И все казино не пустуют:
там бодро блефуют, вистуют.
А пенсия — «сроки дожития».
И всем — Иисус как прикрытие.
Ну что же, Христос, тебе сладко
от этого миропорядка?
Приди ты сейчас — вновь распнут.
И орден посмертно дадут.

Поэзии Эллы Крыловой искренности не занимать. Но особенно это ощущается в стихах бытовых, домашних, в которых поэтесса восхваляет уют и покой, радость существования, причем не в эмпиреях, а в скромной московской квартире:

Как же в доме хорошо и лепо!
Мы в любви: котенок, я и муж.
И зачем холодное мне небо?
И зачем переселенье душ?
Вещи милые, цветы, картины,
за окном — осенних кленов медь.
Будда сел на наш буфет старинный.
Радостно свечам для нас гореть.
Мы втроем — семья почти святая,
в ангельской гармонии живем.
И не надо мне иного рая,
чем мой дом, земной уютный дом.

Можно только вообразить, сколь злобно издевались бы над «мещанским уютом», веящим от этого стихотворения, «передовые» советские литераторы 20-х или 30-х годов! Сколько совершенно искреннего презрения прозвучало бы в их гневных филиппиках! Но мы, люди, счастливо уцелевшие в ужасах окаянного XX века, прекрасно понимаем, знаем по собственному опыту и опыту родителей, сколь лживы были ориентиры тех, «кто вышел строить и несть» почти сотню лет назад. Мы знаем, чего это стоило людям и чем это завершилось. Нам есть что с чем сравнивать! Впрочем, об этом очень хорошо сказала сама Элла Крылова в другом стихотворении:

Поглубже погрузиться надо в тьму,
чтоб лучше оценить источник света.

Вот такая получилась у Эллы Крыловой книга: разные темы, разные сюжеты, разные религии, но объединяет все любовь к людям, любовь к природе, радость существования и, конечно же, высокая поэтичность.

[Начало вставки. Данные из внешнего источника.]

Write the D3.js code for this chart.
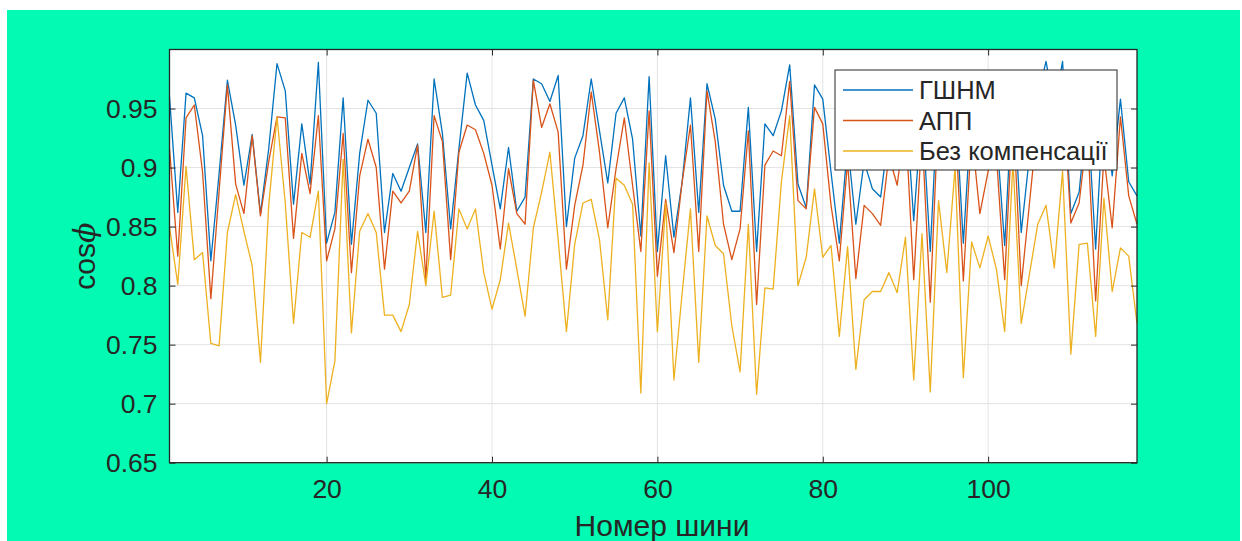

И вера. Не фанатичная, не меркантильная, а искренняя и добрая. И характерно, что книга завершается стихотворением, написанным 15 декабря 2014 года и подводящим итог этого трудного для автора времени:

Теперь успокойся. Своим чередом
идет эта жизнь, то казня, то щадя.
Есть муж, есть котенок, есть добрый наш дом.
Есть Бог. Он рассудит всех чуть погодя.
Купи цикламены. Поставь на окно.
Весенним весельем дохнет в декабре.
И пусть за окном все темно и темно —
рождественской вспыхнуть уж скоро заре.